The word “Love” is a very broad word. It can refer to infatuation, deeply caring, or being romantically drawn towards someone, so it is highly probable that people are talking about different kinds of love at first sight. There is a blooming love and there is lust. This then opens the question of how quickly can one fall in love? When you fall in love with a person, your brain releases chemicals that make you feel good. Your body wants to feel that way often, so a sense of attachment is developed. So in theory: Love = attachment. For the brain to become attached to someone at first sight is possible, there just has to be a sense of the need for long-term attraction triggered in the brain at a high speed. Examples of the brain making such decisions include deciding whether or not you like someone when you first meet them or determining how attractive you deem someone.

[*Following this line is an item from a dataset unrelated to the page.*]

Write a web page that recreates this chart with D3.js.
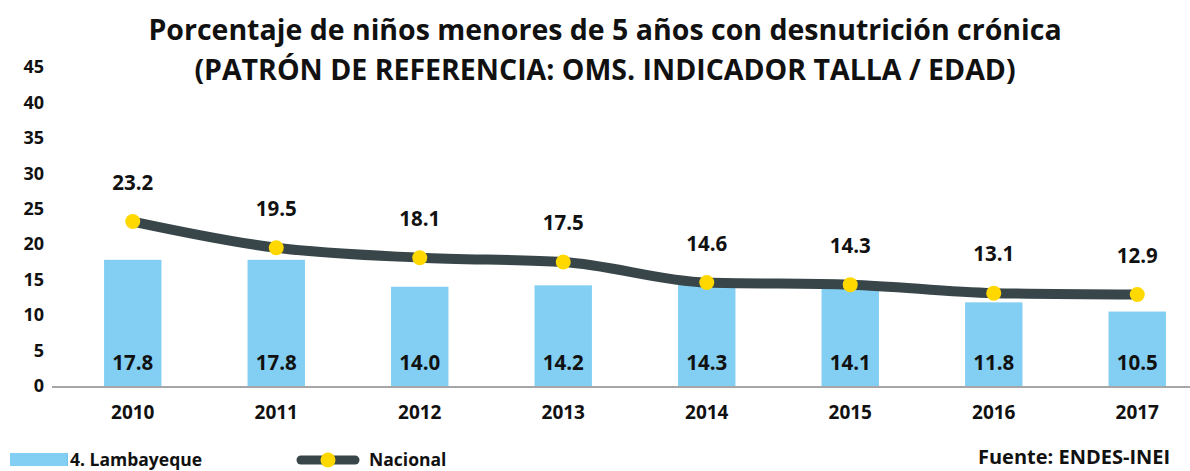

However, studies have shown that some long-lasting and healthy relationships have branched from “Love at First Sight,” proving that physical attractiveness does play a role in love/ relationships. This also proves that love isn’t “blind” either! Physical attraction is proven to contribute to a a satisfactory relationship, as more than 50% of men say a woman’s face and/or body make them more attractive, as well as 50% women say face attractiveness is important while 39% say the same about men’s bodies.

All in all, “Love at First Sight” is pretty much just infatuation, it is choosing to love the other person after the infatuation fades that makes it true love.